Debt has risen as they have been aggressively acquiring businesses. It initially was a concern for me and still is something to consider. Looking at the balance sheet and the current sales on order with inventory and other short term assets considerably higher than short term debt, it doesn’t appear to be a material risk. With the highest volume quarter coming up in Q3 and the comments from management so far being that sales orders are as strong as ever, coupled with supply chain constraints not normalizing until 2023/24, financial ruin seems unlikely in the near term.
Share dilution is a concern with any serial acquirer that issues shares as part of the capital funding. Over the past 5 years, the number of shares has grown from 5-12 million. So far, this hasn’t been destructive to shareholder value as the businesses they acquire have made the business progressively better. As the price of the stock declines, the cost of capital may rise just as the returns on the acquisitions also take a dip in concert with the existing businesses declining at the end of a cycle. The efforts to bolster the revenues with the parts and maintenance businesses should be applauded.
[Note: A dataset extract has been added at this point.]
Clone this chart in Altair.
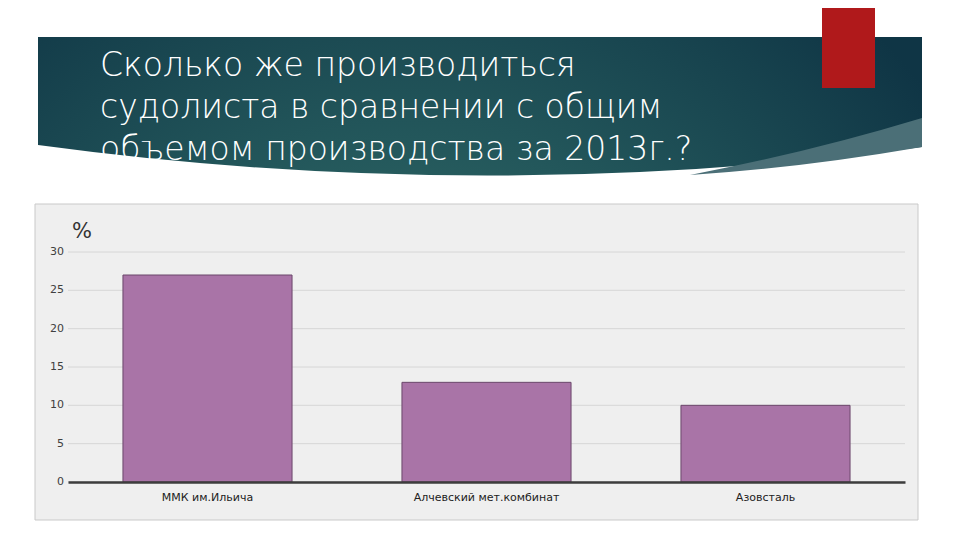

Serial acquirers can run out of steam or go after larger deals in order to sustain growth rates. It seems likely that they will be tempted to do larger deals in the future and eventually this could curb returns on investments as larger acquisitions will be priced higher and will be more challenging and/or expensive to integrate. Given the relatively small size of the business, it appears that this is not an immediate concern and the highly fragmented nature and simple business models make this roll-up strategy as likely to be a success as any over the short to medium term.
If you want to know what a worse-case scenario might look like, you can look at the financial crisis period from 2007 peak sales to the bottom in 2010 for the larger Marine Max business. It took until 2019 to recover to the peak revenue again. Over a decade from peak to peak! I’m not suggesting this will definitely re-occur but it is something to consider. Counter to this risk is the fact that most normal recessions won’t impact boat sales as much as 2008 as boat buyers typically aren’t in the lower and lower-middle income brackets that have little margin to absorb an economic downturn. Further to set the context for a recession would be the 16% of steadier and higher margin maintenance and parts business with the acquisition of T-H Marine compared to 6% for Marine Max.
On simple metrics like trailing and forward 12 month price to earnings, coupled with recent growth rates, it might seem like a screaming bargain.
You should factor in a few things when considering how valuable this business is:
cyclicality of boat sales
If you have a view that consumer discretionary purchases remain strong for the next few years, then you are definitely getting a good deal here. If you are like me and are somewhat skeptical, you might be paying a moderate to high price at these levels. In the long run, there is a good chance that this business continues to grow despite a near term hit from a cycle downturn. This one is going to continue to be on my watchlist for now. What I would look for is a bigger percentage of revenues from parts and maintenance and less debt on the balance sheet to take advantage of a downturn when it does come.